======== PROVIDED MATERIAL

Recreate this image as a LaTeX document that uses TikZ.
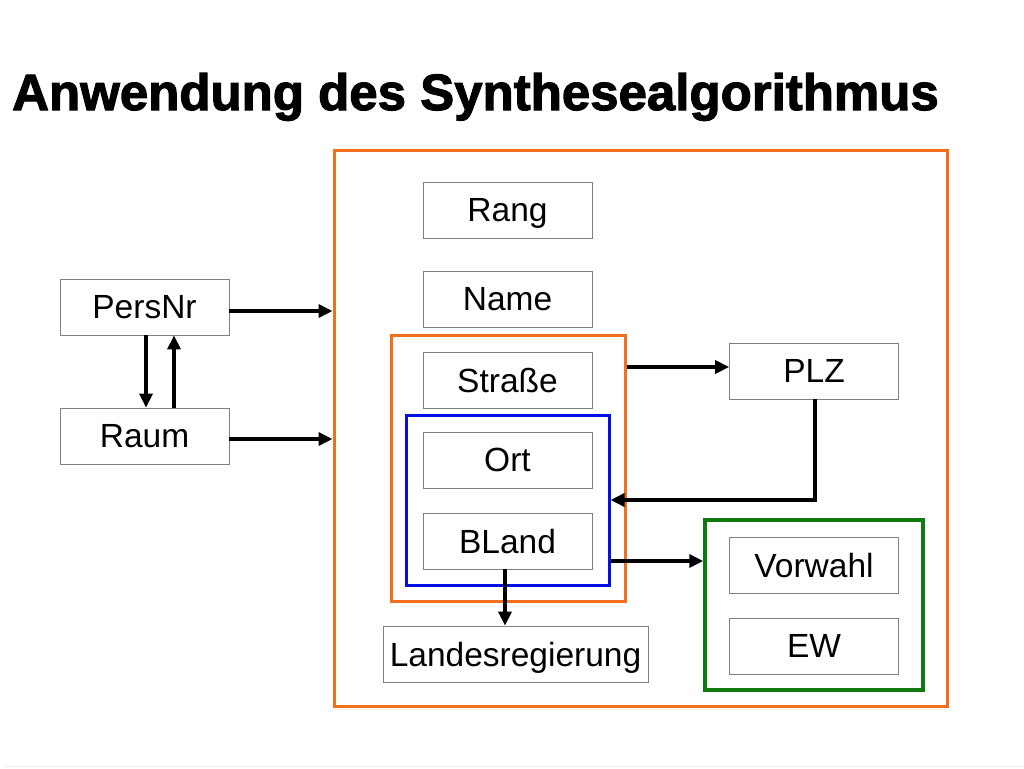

================
======== PROVIDED MATERIAL

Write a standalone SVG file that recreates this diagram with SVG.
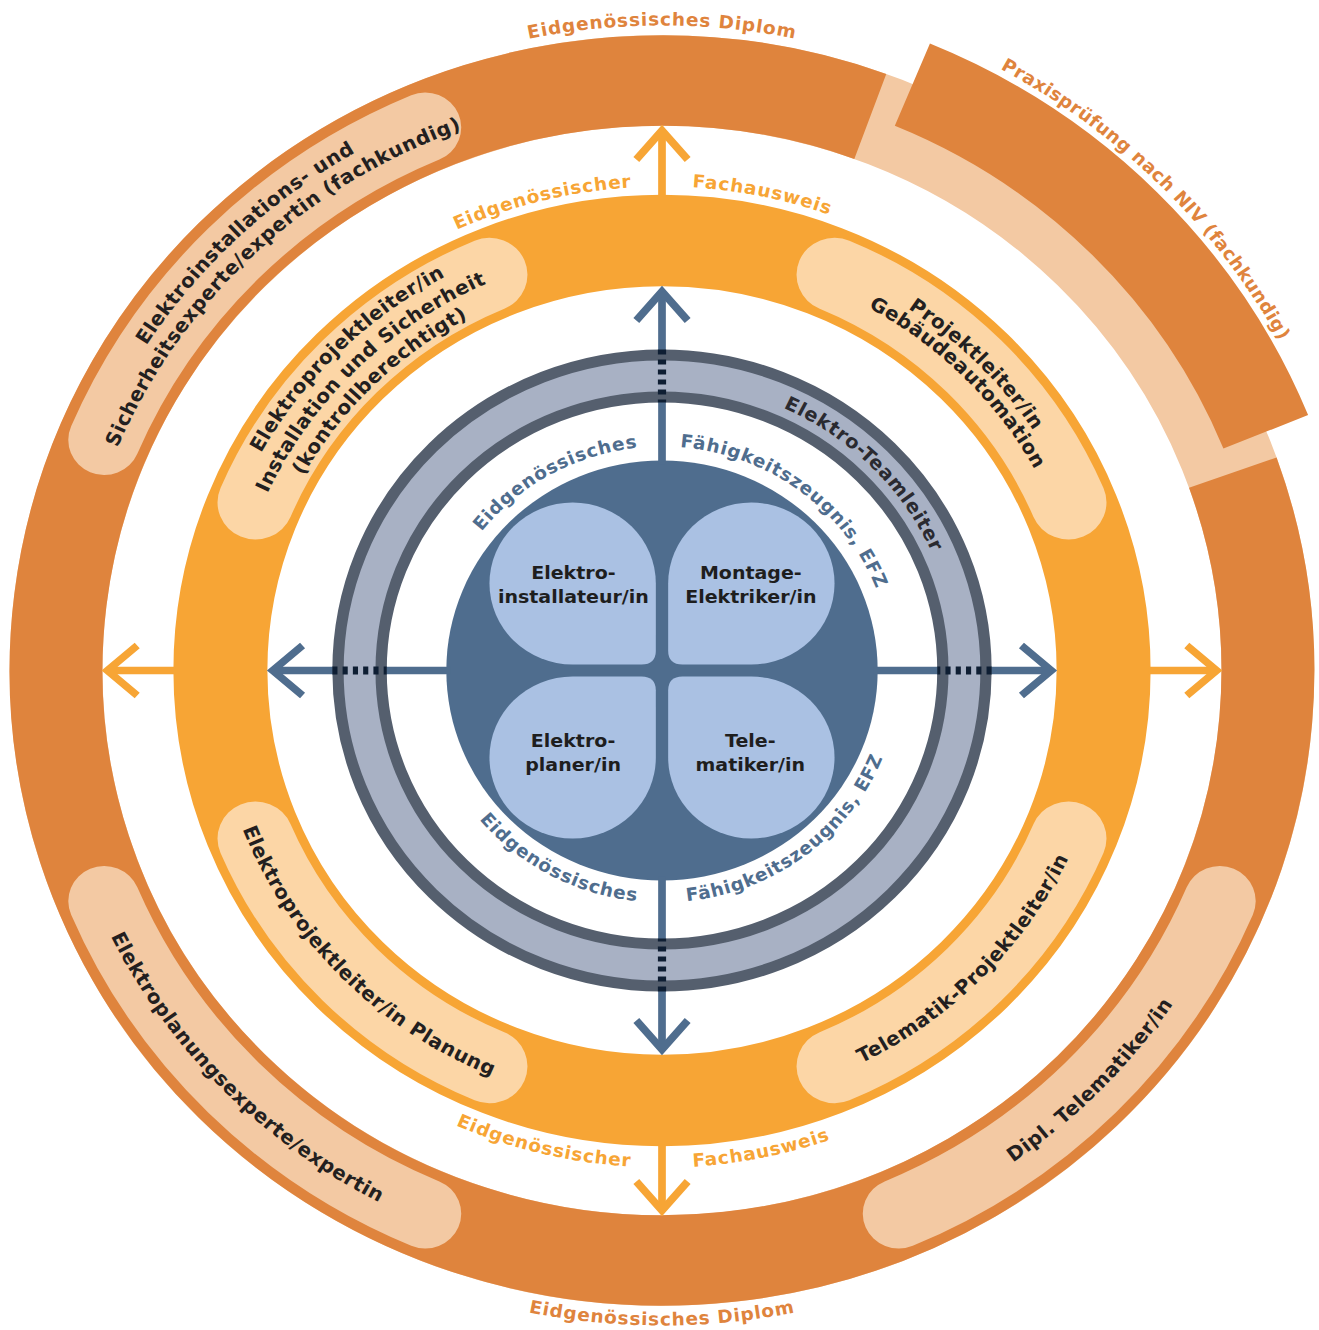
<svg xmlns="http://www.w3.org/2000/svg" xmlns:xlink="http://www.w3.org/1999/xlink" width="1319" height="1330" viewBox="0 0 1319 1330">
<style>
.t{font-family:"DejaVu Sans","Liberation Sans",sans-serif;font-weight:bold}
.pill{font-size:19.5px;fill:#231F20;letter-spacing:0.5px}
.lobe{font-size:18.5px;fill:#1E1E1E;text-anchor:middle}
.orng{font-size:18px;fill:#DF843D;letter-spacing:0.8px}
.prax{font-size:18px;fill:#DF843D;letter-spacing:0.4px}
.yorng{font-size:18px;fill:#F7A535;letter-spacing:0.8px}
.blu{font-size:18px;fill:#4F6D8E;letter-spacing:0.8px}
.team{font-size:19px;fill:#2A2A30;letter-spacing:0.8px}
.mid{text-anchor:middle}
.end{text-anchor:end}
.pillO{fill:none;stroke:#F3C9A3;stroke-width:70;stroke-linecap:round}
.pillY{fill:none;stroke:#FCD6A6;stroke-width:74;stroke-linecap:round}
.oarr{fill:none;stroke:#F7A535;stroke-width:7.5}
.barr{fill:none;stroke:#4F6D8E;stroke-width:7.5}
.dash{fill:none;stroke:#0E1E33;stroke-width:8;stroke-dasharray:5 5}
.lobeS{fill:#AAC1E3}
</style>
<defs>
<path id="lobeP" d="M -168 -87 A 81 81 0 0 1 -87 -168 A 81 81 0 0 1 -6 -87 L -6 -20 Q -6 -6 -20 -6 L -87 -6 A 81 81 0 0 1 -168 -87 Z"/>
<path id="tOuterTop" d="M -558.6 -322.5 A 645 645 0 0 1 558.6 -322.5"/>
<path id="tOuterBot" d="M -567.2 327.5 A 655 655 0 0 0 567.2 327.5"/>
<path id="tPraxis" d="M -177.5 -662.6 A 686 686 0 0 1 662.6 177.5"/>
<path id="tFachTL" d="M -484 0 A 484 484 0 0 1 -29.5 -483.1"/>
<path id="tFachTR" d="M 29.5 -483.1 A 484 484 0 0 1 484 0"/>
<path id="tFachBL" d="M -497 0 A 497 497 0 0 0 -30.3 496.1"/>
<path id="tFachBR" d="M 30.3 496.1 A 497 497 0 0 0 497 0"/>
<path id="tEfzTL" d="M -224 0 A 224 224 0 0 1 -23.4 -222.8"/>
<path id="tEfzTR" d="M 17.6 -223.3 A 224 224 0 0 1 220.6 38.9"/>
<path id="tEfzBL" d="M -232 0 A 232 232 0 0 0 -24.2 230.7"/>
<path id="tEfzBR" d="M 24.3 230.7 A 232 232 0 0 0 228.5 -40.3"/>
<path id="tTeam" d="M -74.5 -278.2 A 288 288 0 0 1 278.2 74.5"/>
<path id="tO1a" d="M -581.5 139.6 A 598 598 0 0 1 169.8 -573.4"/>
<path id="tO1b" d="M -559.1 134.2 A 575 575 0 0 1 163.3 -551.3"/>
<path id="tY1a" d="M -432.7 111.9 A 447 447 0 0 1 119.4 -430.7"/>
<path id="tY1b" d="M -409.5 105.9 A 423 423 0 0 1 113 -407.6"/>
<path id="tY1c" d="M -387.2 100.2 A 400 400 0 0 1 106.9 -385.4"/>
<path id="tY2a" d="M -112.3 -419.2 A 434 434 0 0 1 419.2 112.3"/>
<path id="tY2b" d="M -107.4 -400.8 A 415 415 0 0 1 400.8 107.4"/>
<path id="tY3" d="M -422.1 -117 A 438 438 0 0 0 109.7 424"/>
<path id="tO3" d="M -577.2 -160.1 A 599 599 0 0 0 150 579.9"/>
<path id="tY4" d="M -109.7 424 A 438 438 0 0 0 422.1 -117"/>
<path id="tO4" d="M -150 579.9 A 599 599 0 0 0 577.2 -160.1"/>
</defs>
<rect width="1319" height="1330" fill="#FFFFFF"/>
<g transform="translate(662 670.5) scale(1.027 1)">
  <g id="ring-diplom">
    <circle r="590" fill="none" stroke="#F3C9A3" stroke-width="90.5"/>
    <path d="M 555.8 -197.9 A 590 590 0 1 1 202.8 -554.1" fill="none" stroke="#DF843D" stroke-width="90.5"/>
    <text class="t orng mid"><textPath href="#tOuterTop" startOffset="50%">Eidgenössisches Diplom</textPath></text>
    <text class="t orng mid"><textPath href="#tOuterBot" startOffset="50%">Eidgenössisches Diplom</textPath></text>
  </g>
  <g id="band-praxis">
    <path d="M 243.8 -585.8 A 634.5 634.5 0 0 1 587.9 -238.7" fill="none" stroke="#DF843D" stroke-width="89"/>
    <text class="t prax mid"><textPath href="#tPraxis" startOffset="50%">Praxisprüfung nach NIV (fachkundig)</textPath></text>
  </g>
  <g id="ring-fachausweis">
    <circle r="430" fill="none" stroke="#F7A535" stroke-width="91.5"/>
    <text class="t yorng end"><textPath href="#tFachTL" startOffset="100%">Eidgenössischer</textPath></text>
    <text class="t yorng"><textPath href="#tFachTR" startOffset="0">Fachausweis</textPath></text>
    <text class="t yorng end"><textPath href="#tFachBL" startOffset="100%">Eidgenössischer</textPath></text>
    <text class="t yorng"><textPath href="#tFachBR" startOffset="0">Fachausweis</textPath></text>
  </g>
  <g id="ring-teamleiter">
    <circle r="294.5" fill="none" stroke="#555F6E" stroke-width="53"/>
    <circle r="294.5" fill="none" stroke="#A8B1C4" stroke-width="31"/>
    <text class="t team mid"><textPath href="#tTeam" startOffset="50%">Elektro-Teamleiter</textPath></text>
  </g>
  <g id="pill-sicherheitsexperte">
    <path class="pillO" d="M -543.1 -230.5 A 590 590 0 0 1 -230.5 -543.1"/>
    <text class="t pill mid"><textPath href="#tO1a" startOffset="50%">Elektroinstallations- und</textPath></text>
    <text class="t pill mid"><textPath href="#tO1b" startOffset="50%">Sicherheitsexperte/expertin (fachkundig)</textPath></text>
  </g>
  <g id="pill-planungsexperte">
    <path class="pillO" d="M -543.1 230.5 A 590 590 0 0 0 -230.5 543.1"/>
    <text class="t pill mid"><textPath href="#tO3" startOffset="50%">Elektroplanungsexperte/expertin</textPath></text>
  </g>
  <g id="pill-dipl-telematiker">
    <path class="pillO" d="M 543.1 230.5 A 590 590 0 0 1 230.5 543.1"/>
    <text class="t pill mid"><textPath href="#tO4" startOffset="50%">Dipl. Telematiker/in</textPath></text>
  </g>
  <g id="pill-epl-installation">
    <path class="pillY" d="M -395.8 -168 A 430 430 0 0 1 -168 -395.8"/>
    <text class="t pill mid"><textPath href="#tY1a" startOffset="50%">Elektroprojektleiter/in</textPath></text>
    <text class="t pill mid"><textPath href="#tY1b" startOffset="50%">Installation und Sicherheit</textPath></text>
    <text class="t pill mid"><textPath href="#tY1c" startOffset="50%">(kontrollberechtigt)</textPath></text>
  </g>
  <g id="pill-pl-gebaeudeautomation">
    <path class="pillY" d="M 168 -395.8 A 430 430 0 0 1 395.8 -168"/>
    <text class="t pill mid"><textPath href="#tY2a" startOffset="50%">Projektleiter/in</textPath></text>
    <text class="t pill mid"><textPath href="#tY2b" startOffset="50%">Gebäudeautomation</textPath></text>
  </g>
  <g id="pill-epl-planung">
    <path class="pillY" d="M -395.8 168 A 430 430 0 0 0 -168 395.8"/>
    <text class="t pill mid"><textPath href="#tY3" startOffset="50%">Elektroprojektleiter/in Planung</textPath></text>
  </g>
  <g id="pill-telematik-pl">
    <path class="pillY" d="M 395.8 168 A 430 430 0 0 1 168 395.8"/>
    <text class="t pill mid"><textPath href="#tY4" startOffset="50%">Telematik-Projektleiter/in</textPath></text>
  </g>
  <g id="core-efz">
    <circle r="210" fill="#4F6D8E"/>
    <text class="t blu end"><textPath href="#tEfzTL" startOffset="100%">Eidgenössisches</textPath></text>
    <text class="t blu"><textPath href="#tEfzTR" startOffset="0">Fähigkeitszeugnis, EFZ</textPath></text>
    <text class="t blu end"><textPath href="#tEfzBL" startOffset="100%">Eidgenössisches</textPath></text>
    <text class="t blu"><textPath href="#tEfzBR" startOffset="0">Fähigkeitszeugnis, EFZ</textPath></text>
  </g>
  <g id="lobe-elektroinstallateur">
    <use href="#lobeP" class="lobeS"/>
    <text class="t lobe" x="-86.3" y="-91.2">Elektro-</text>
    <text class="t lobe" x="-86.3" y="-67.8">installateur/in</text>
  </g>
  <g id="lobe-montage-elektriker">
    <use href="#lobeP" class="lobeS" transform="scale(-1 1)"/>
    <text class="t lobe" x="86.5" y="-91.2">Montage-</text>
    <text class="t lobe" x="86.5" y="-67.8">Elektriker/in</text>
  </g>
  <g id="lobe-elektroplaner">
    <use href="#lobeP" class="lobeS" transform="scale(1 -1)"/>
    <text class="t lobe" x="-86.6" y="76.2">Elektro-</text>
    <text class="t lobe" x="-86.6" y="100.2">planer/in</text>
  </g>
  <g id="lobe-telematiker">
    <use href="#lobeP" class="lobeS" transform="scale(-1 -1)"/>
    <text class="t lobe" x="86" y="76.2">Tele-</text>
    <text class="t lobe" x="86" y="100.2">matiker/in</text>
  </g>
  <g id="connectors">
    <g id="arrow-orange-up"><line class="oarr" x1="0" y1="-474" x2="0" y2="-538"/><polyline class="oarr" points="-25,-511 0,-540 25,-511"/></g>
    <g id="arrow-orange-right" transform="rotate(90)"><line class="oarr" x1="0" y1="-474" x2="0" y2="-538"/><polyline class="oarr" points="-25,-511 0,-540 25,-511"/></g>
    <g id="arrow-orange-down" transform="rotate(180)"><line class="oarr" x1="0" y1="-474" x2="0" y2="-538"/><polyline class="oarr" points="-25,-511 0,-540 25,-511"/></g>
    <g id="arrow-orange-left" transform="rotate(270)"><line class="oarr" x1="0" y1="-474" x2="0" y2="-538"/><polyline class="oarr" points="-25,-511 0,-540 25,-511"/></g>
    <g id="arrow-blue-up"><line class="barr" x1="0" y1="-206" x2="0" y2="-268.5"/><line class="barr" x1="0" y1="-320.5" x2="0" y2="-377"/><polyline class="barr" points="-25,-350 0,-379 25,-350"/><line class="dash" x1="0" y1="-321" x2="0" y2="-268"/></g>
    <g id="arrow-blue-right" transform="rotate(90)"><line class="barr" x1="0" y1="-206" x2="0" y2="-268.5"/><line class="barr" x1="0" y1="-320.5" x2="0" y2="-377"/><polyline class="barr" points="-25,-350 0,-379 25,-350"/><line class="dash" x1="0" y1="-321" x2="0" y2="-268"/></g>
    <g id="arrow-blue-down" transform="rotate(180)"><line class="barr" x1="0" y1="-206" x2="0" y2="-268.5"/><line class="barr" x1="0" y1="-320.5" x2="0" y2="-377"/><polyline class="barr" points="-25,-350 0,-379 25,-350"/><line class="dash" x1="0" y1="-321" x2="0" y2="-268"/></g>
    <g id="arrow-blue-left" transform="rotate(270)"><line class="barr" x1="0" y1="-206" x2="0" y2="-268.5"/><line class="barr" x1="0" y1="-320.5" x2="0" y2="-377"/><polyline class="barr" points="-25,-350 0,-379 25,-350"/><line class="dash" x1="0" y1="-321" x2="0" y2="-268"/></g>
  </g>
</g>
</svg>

================
======== PROVIDED MATERIAL

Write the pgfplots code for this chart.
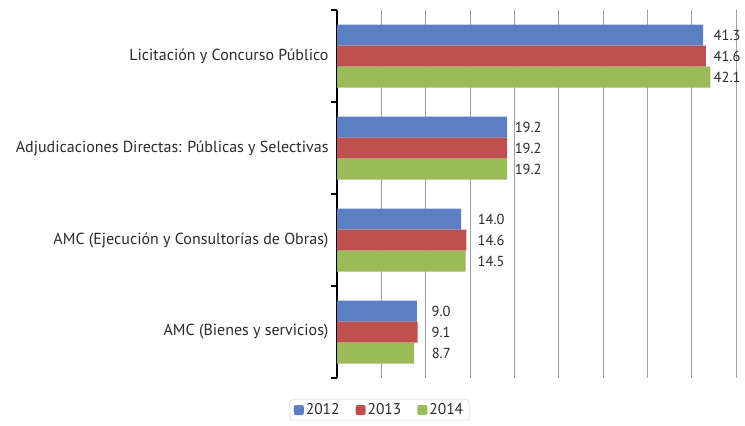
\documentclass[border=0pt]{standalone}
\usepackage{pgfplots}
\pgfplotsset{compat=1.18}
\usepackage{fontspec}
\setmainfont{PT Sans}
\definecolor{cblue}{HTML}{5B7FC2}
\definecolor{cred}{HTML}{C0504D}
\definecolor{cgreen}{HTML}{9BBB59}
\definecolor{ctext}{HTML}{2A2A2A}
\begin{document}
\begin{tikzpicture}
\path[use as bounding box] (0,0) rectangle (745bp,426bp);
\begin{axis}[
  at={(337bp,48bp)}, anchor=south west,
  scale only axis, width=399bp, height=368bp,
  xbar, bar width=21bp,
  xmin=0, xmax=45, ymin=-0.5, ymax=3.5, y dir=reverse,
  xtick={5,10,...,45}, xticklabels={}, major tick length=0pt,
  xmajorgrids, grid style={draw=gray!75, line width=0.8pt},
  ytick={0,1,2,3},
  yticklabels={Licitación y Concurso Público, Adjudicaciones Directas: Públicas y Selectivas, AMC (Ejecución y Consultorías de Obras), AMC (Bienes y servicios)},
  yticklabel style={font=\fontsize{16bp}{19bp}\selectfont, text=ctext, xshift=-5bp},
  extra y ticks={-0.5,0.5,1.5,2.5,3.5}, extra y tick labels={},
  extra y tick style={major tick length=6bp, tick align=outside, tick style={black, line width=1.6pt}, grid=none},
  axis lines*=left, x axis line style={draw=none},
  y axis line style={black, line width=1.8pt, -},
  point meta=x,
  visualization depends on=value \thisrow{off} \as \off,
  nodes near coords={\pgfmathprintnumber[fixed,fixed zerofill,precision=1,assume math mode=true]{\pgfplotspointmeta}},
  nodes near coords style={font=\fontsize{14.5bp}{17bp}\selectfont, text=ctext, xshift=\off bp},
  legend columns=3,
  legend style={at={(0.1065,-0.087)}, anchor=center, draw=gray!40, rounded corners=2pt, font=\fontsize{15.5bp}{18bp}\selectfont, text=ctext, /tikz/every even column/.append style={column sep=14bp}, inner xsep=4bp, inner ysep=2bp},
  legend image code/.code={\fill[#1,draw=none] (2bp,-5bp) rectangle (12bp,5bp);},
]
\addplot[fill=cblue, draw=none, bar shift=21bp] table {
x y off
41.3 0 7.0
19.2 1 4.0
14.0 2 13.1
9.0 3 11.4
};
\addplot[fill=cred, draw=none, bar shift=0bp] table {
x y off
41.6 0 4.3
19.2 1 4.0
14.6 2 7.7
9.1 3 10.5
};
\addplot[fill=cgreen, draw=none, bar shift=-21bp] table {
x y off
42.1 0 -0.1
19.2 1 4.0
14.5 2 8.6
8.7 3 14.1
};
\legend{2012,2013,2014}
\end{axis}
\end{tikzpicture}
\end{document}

================

▸ WRITTEN EXERCISE
Locate all lines that include the word "standalone" and copy them out.

▸ TASK RESULT
Write a standalone SVG file that recreates this diagram with SVG.
\documentclass[border=0pt]{standalone}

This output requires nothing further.